Debuting Wednesday, “The Sorcerer's Apprentice” could become the big-game producer's third consecutive miss at the worldwide box office
Could it be three misses in a row for Jerry Bruckheimer?
The producer’s latest project, Disney’s PG-rated “Sorcerer’s Apprentice," debuts in 3,385 theaters in the U.S. and Canada Wednesday, including a handful of midnight Tuesday shows.
Pre-release tracking suggests the film won’t crack the $30 million mark in its first five days. In fact, one rival studio distribution official predicts the film – budgeted at well over $100 million – will gross no more than $25 million over that span.
The good news is that the outlook for the film has slightly improved as release has neared. A little over a week ago, the consumer-awareness and intent-to-see tracking were registering below Bruckheimer's last film, “Prince of Persia,” at a similar pre-release point in time.
“We had a lot of really high-profile films open in front of us, and we may have gotten lost in the clutter,” Disney theatrical distribution president Chuck Viane said. “Now that it’s just ‘Inception’ and us, I think we have a shot at delivering our message.” (A spokesperson for Bruckheimer referred TheWrap to Disney for comment.)
Still, if “Sorcerer’s” doesn’t find its footing both domestically and overseas – it rolls out into most foreign markets next week – it will be the third Bruckheimer-produced film that fails to triple its production budget in worldwide theatrical gross. (Factoring the huge prints and advertising cost associated with launching big-budget family films globally, that’s generally considered the benchmark for success.)
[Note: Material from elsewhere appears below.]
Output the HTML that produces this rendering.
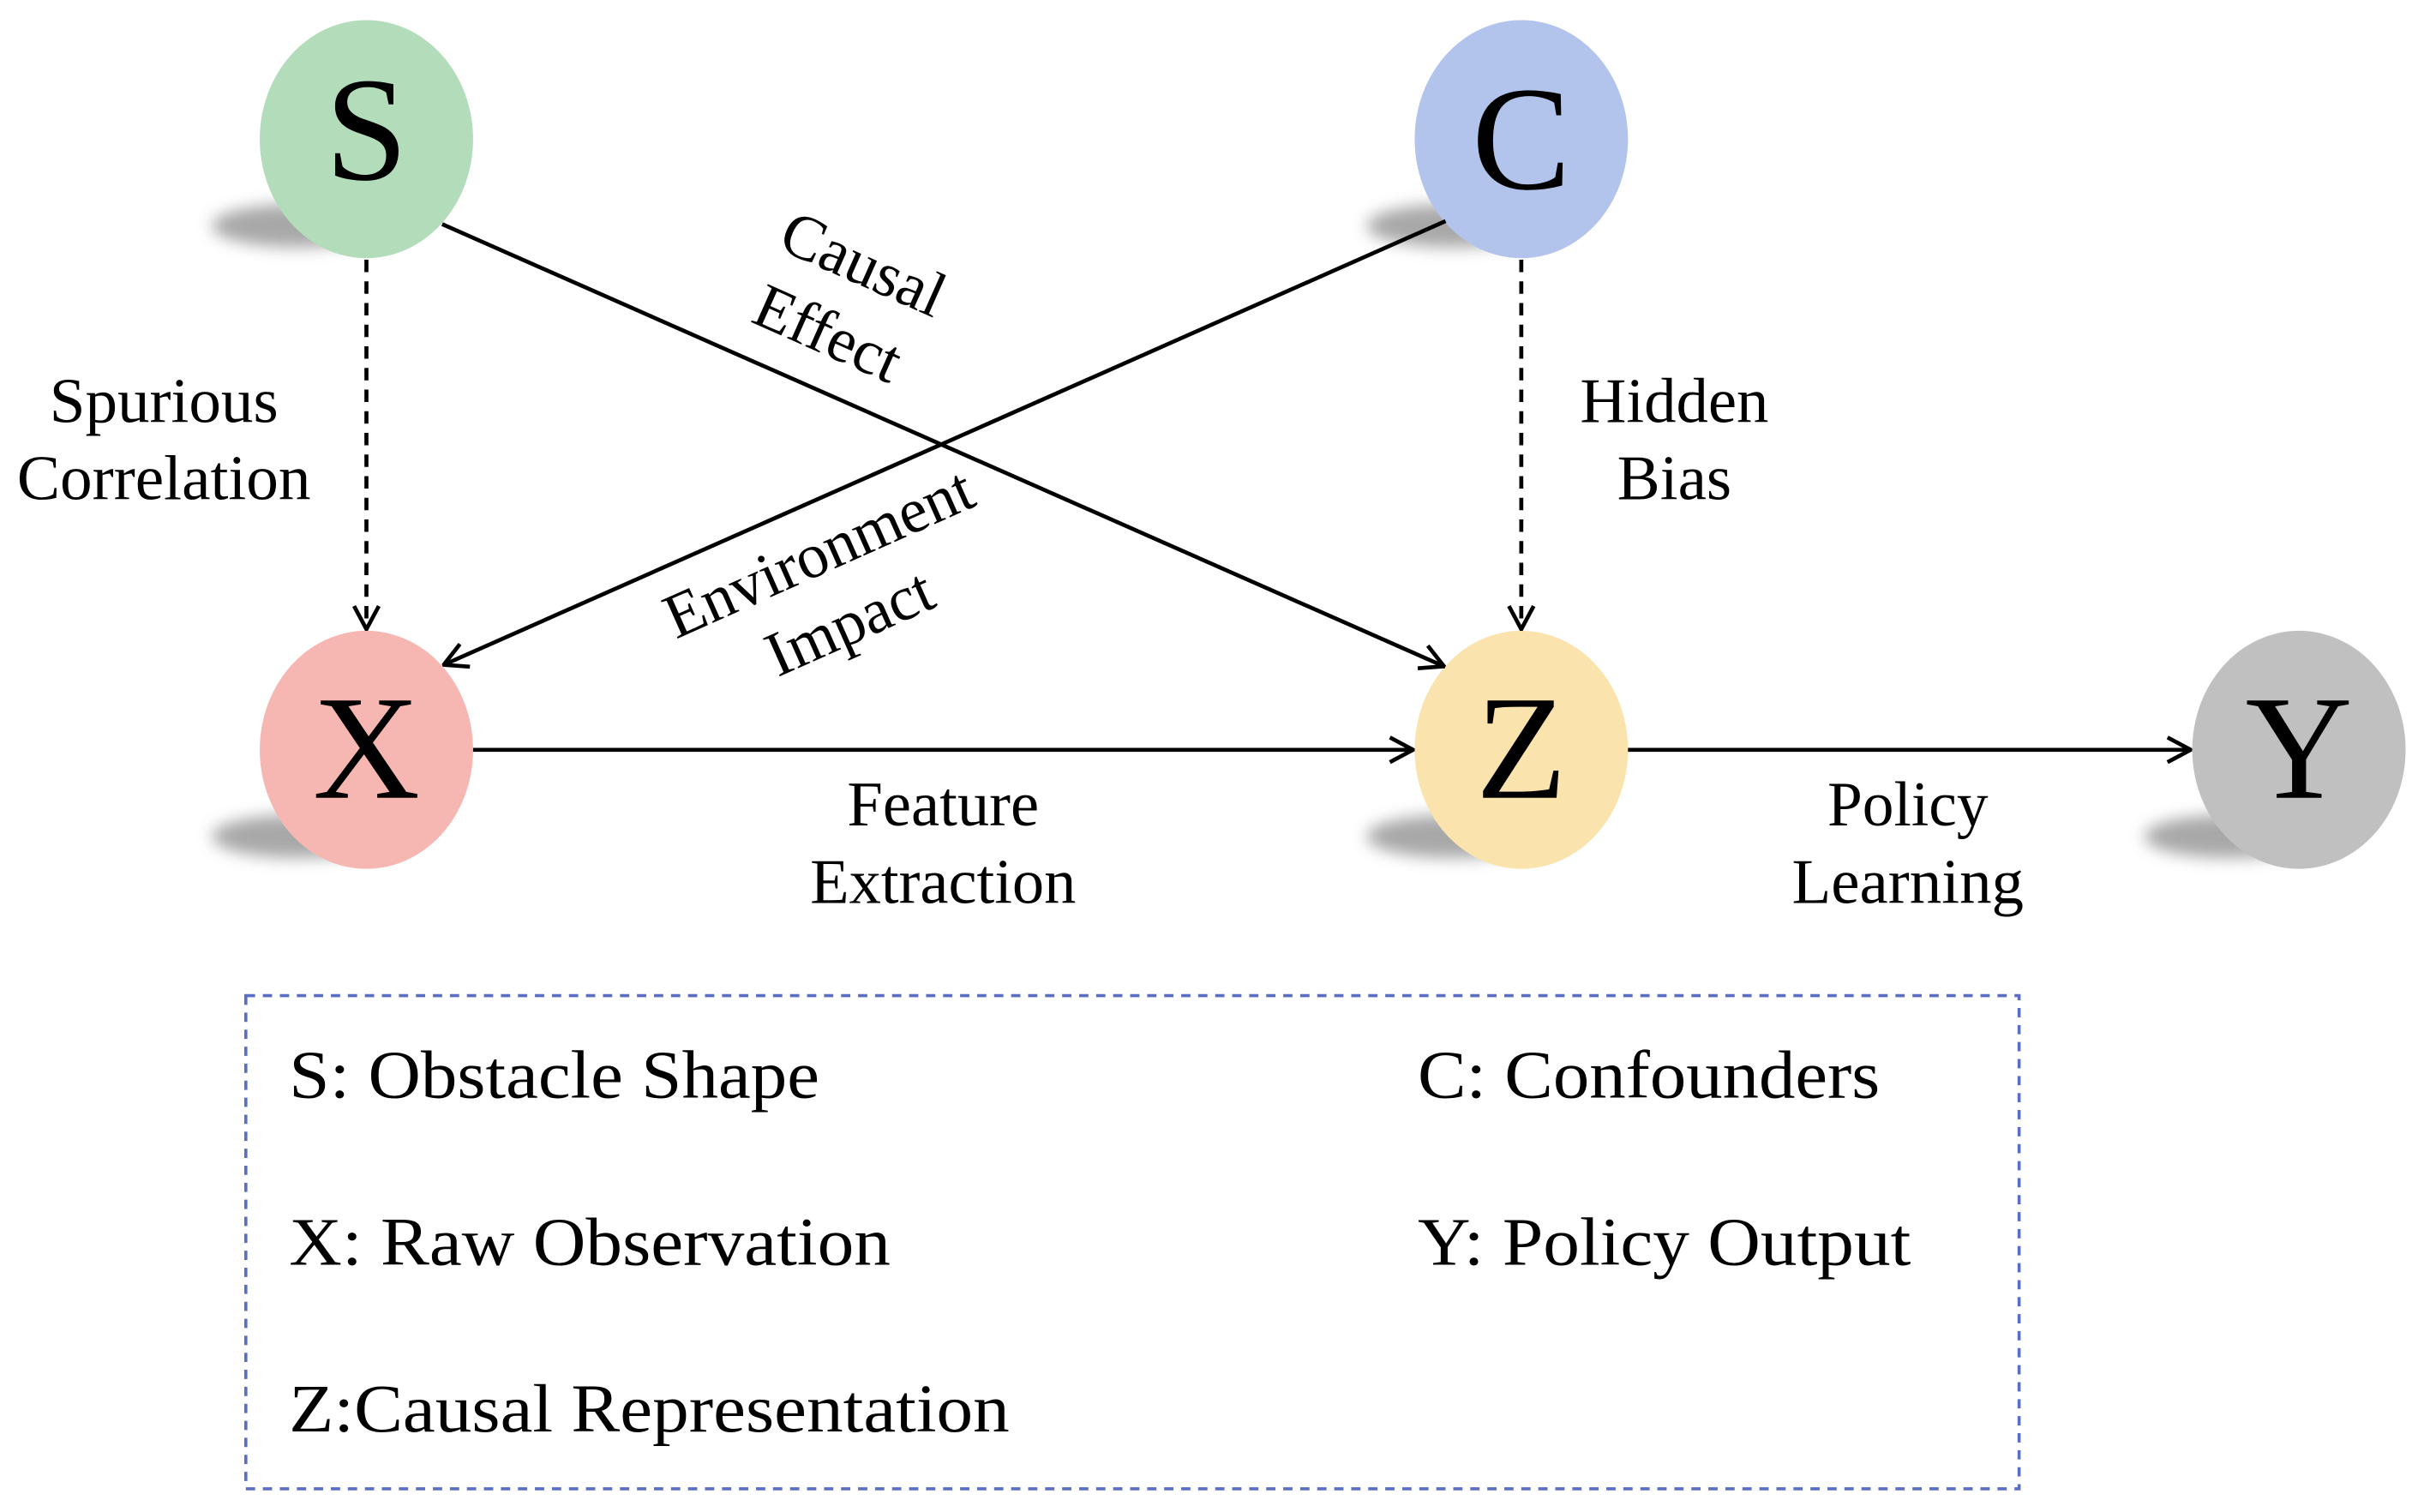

And critics aren’t helping. The film has garnered a 25 percent fresh score on reviews aggregation site Rotten Tomatoes.
Certainly, for a producer known for presiding over mega-successful film franchises like “The Pirates of the Caribbean” – which has grossed more than $2.6 billion over three films – such a dry spell would draw notice.
His last two films haven’t been flops, but they haven’t lived up to the lofty Bruckheimer standard, either.
His last effort, “Prince of Persia,” a $200 million epic starring Jake Gyllenhaal in an unlikely action role, has grossed $320 million worldwide since debuting in May, with foreign markets contributing most of the juice.
Prior to that effort, the producer spent more than $150 million on last summer’s gerbil-themed family film “G-Force,” with the film grossing $292 million worldwide.
For his latest effort, Bruckheimer is reuniting the same creative forces of director Jon Turteltaub and star Nicolas Cage from his two “National Treasure” movies.
Ambition-wise, Disney officials say “Sorcercer’s” is on par with 2007’s “National Treasure: Book of Secrets,” which cost around $130 million to make.
“The same audience will come along for the ride," Viane said.
With the two “National Treasure” movies enjoying three-day openings of $35.1 million and $44.8 million, the bar is high.
Viane, however, remains confident: "We think when the public sees this movie, they'll enjoy it," he said.